Thursday, June 16, 2016

The US Trade Surplus in Services

The US has been running a trade surplus in services for the last few decades, and it's getting larger. Here's a figure generated with the help of the ever-useful FRED website run by the Federal Reserve Bank of St. Louis. It shows monthly trade data. The blue line shows the monthly US trade deficit in goods. The red line shows the monthly US trade deficit in goods-plus-services. The red line being above the blue line shows that the US trade surplus in services
 

In the 1990s and early 2000s, the US monthly trade surplus in services (that is, the amount the red line is above the blue line) was typically in the range of $8 billion per month: in the last few years, it's been more like $18 billion per month. It's likely that the predominant area of growth in US trade in the future will come from exporting services--managerial expertise, legal, financial, entertainment, technological, design, logistics--rather than physical objects. This figure shows that exports of services used to be about 27-29% of exports of goods-plus-services combined, but the share of services in total goods-and-services exports is now above 33% and rising.

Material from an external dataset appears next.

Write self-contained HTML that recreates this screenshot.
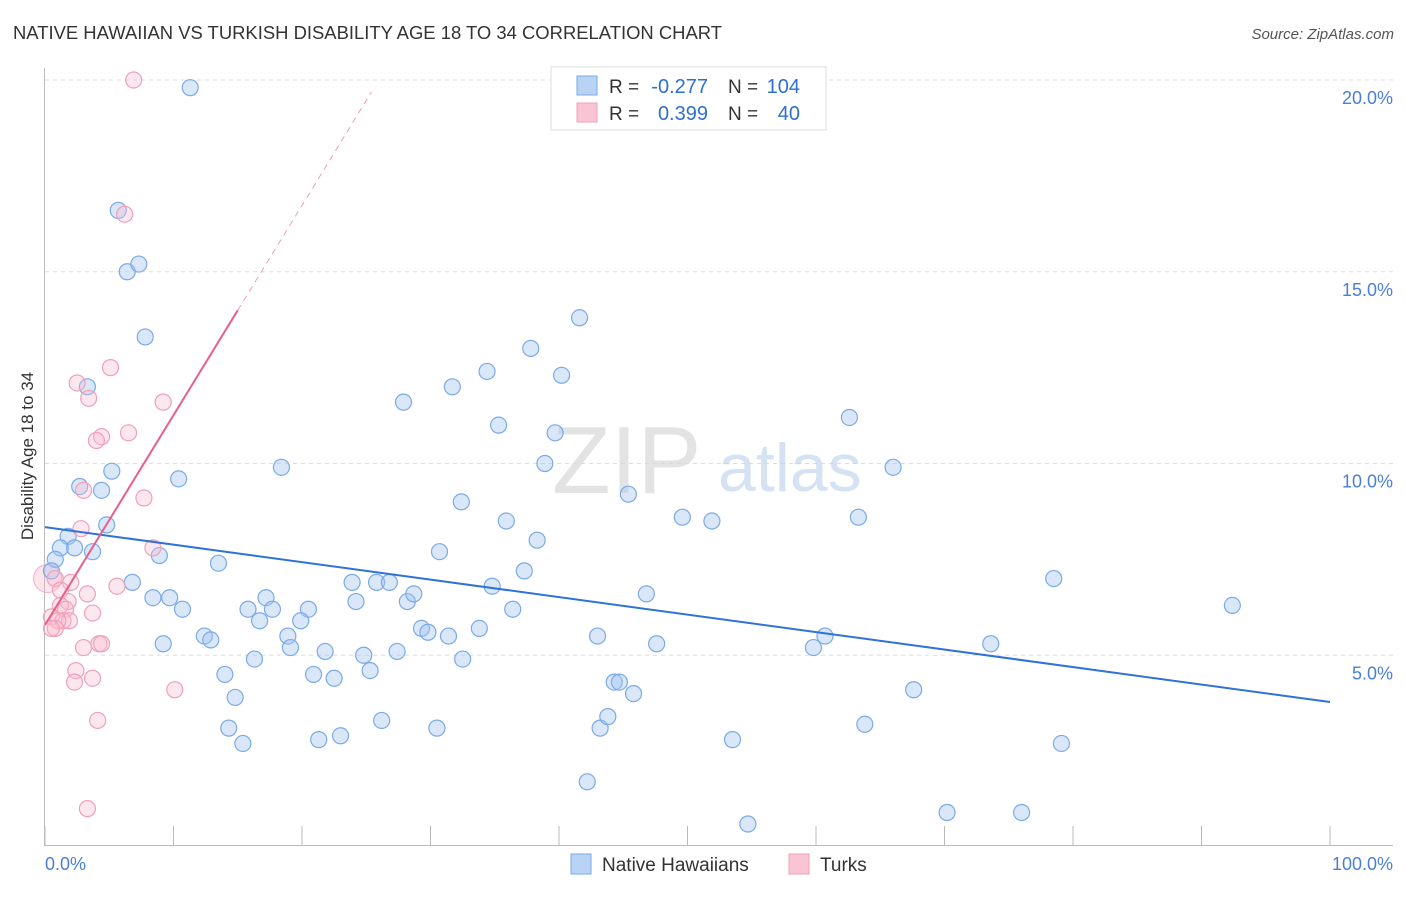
<!DOCTYPE html>
<html><head><meta charset="utf-8"><style>
body{margin:0;background:#fff;font-family:"Liberation Sans",sans-serif}
svg text{font-family:"Liberation Sans",sans-serif}
</style></head><body>
<svg id="chart" width="1406" height="892" viewBox="0 0 1406 892" xmlns="http://www.w3.org/2000/svg">
<text x="13" y="39" font-size="18.6" fill="#333" textLength="709" lengthAdjust="spacingAndGlyphs">NATIVE HAWAIIAN VS TURKISH DISABILITY AGE 18 TO 34 CORRELATION CHART</text>
<text x="1394" y="39" font-size="15" fill="#555" font-style="italic" text-anchor="end">Source: ZipAtlas.com</text>
<g id="grid"></g>
<g>
<text x="552" y="493" font-family="Liberation Serif,serif" font-size="96" fill="#d8d8d8" opacity="0.7">ZIP</text>
<text x="718" y="491" font-size="68" fill="#b8cfee" opacity="0.6">atlas</text>
</g>
<line x1="44.5" y1="68" x2="44.5" y2="845" stroke="#bbb"/>
<line x1="44" y1="845.5" x2="1393" y2="845.5" stroke="#bbb"/>
<g id="ticks"></g>
<g id="ylabels"></g>
<text x="45" y="870" font-size="18" fill="#4a7fd4">0.0%</text>
<text x="1393" y="870" font-size="18" fill="#4a7fd4" text-anchor="end">100.0%</text>
<text transform="translate(33,456) rotate(-90)" font-size="17" fill="#333" text-anchor="middle">Disability Age 18 to 34</text>
<g id="pts"></g>
<g id="trends"></g>
<g>
<rect x="551" y="67" width="275" height="63" fill="#fff" stroke="#ddd"/>
<rect x="577" y="76" width="20" height="19" fill="#b9d3f5" stroke="#7aaae8"/>
<rect x="577" y="103" width="20" height="19" fill="#f9c4d4" stroke="#f0a0b8"/>
<text x="609" y="93" font-size="19" fill="#333">R =</text>
<text x="708" y="93" font-size="20" fill="#2f6fd0" text-anchor="end">-0.277</text>
<text x="728" y="93" font-size="19" fill="#333">N =</text>
<text x="800" y="93" font-size="20" fill="#2f6fd0" text-anchor="end">104</text>
<text x="609" y="120" font-size="19" fill="#333">R =</text>
<text x="708" y="120" font-size="20" fill="#2f6fd0" text-anchor="end">0.399</text>
<text x="728" y="120" font-size="19" fill="#333">N =</text>
<text x="800" y="120" font-size="20" fill="#2f6fd0" text-anchor="end">40</text>
</g>
<g>
<rect x="571" y="854" width="20" height="20" fill="#b9d3f5" stroke="#7aaae8"/>
<text x="602" y="871" font-size="19" fill="#333">Native Hawaiians</text>
<rect x="789" y="854" width="20" height="20" fill="#f9c4d4" stroke="#f0a0b8"/>
<text x="820" y="871" font-size="19" fill="#333">Turks</text>
</g>
</svg>
<script>
const yTicks=[5,10,15,20];
const yTickLabels=["5.0%","10.0%","15.0%","20.0%"];
const xTicks=[0,10,20,30,40,50,60,70,80,90,100];
const blueX=[11.3,5.7,6.4,7.3,7.8,3.3,5.2,10.4,2.7,4.4,4.8,1.8,1.2,2.3,3.7,0.8,0.5,8.9,6.8,13.5,18.4,8.4,9.7,10.7,9.2,12.4,12.9,14.0,14.8,14.3,15.4,16.3,15.8,17.2,17.7,16.7,18.9,19.1,20.5,19.9,21.8,20.9,22.5,21.3,23.0,23.9,24.2,24.8,25.3,25.8,26.8,26.2,27.4,28.2,28.7,29.3,29.8,30.5,31.4,32.5,33.8,27.9,31.7,32.4,30.7,34.4,35.3,35.9,34.8,36.4,37.3,38.3,37.8,38.9,39.7,40.2,41.6,43.0,42.2,43.2,43.8,44.3,44.7,45.8,45.4,46.8,47.6,49.6,51.9,53.5,54.7,59.8,60.7,62.6,63.3,63.8,66.0,67.6,70.2,73.6,76.0,78.5,79.1,92.4];
const blueY=[19.8,16.6,15.0,15.2,13.3,12.0,9.8,9.6,9.4,9.3,8.4,8.1,7.8,7.8,7.7,7.5,7.2,7.6,6.9,7.4,9.9,6.5,6.5,6.2,5.3,5.5,5.4,4.5,3.9,3.1,2.7,4.9,6.2,6.5,6.2,5.9,5.5,5.2,6.2,5.9,5.1,4.5,4.4,2.8,2.9,6.9,6.4,5.0,4.6,6.9,6.9,3.3,5.1,6.4,6.6,5.7,5.6,3.1,5.5,4.9,5.7,11.6,12.0,9.0,7.7,12.4,11.0,8.5,6.8,6.2,7.2,8.0,13.0,10.0,10.8,12.3,13.8,5.5,1.7,3.1,3.4,4.3,4.3,4.0,9.2,6.6,5.3,8.6,8.5,2.8,0.6,5.2,5.5,11.2,8.6,3.2,9.9,4.1,0.9,5.3,0.9,7.0,2.7,6.3];
const pinkX=[6.9,6.2,5.1,2.5,3.4,9.2,4.4,6.5,4.0,3.0,7.7,2.8,8.4,0.8,2.0,5.6,1.2,3.3,1.8,1.2,1.6,3.7,0.5,1.4,1.9,1.0,0.8,0.5,3.0,4.2,4.4,2.4,3.7,2.3,10.1,4.1,3.3];
const pinkY=[20.0,16.5,12.5,12.1,11.7,11.6,10.7,10.8,10.6,9.3,9.1,8.3,7.8,7.0,6.9,6.8,6.7,6.6,6.4,6.3,6.2,6.1,6.0,5.9,5.9,5.9,5.7,5.7,5.2,5.3,5.3,4.6,4.4,4.3,4.1,3.3,1.0];
const blueTrend=[8.34,3.78];
const pinkTrend=[5.79,0.547];
const X0=45,X1=1330,Y0=847,YS=38.35;
const sx=v=>X0+v*(X1-X0)/100, sy=v=>Y0-v*YS;
const NS="http://www.w3.org/2000/svg";
function mk(tag,attrs,parent){const e=document.createElementNS(NS,tag);for(const k in attrs)e.setAttribute(k,attrs[k]);document.getElementById(parent).appendChild(e);return e;}
yTicks.forEach((t,i)=>{
 const g=mk('line',{x1:45,x2:1393,y1:sy(t),y2:sy(t),stroke:'#ddd','stroke-dasharray':'4,4'},'grid');
 
 
 const l=mk('text',{x:1393,y:sy(t)+24,'font-size':18,fill:'#4a7fd4','text-anchor':'end'},'ylabels');
 l.textContent=yTickLabels[i];
 
 
});
xTicks.forEach(t=>{
 const k=mk('line',{x1:sx(t),x2:sx(t),y1:826,y2:845,stroke:'#bbb'},'ticks');
 
 
});
let big=mk('circle',{cx:sx(0.2),cy:sy(7.0),r:14,fill:'rgba(245,180,200,0.35)',stroke:'#f3b0c4'},'pts');


blueX.forEach((x,i)=>{
 const c=mk('circle',{cx:sx(x),cy:sy(blueY[i]),r:8,fill:'rgba(160,195,240,0.4)',stroke:'#7aaae8','stroke-width':1.2},'pts');
 
 
});
pinkX.forEach((x,i)=>{
 const c=mk('circle',{cx:sx(x),cy:sy(pinkY[i]),r:8,fill:'rgba(248,185,205,0.35)',stroke:'#f0a0b8','stroke-width':1.2},'pts');
 
 
});
const bl=mk('line',{x1:sx(0),y1:sy(blueTrend[0]),x2:sx(100),y2:sy(blueTrend[1]),stroke:'#2f72d8','stroke-width':2},'trends');


const pf=x=>pinkTrend[0]+pinkTrend[1]*x;
const pl=mk('line',{x1:sx(0),y1:sy(pf(0)),x2:sx(15),y2:sy(pf(15)),stroke:'#e8608a','stroke-width':2},'trends');


const pd=mk('line',{x1:sx(15),y1:sy(pf(15)),x2:sx(25.4),y2:sy(pf(25.4)),stroke:'#eaa0b8','stroke-width':1,'stroke-dasharray':'6,5'},'trends');


</script>
</body></html>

A fair number of Americans and politicians argue that a trade deficit is in large part a result of unfair trade practices by other countries. Essentially all actual economists disagree with that claim. Economists instead see trade deficits are arising from broad patterns of national production, consumption, and saving. A low-saving economy like the US consumes more than it produces--which it can do by running a trade deficit and importing more than it exports. A high-saving economy produces more than it consumers--which it can do by running a trade surplus and exporting more than it imports. Unfair trade practices can certainly restrict overall flows of trade, but they aren't a main cause of trade deficits and surpluses.

That said, I wonder how many of those who think that trade deficits are a result of unfair trade practices by other countries are willing to stick to the logic of their position when it comes to US trade surpluses in services. If trade surpluses are a sign of unfair trade practices, then doesn't the ongoing US surpluses in services trade prove that the US is using unfair trade practices in services? My own sense is that too much attention gets focused on whether other countries are trading unfairly, and not nearly enough attention gets focused on how US producers can hook themselves up to the faster economic growth rates happening in the emerging economies of the world.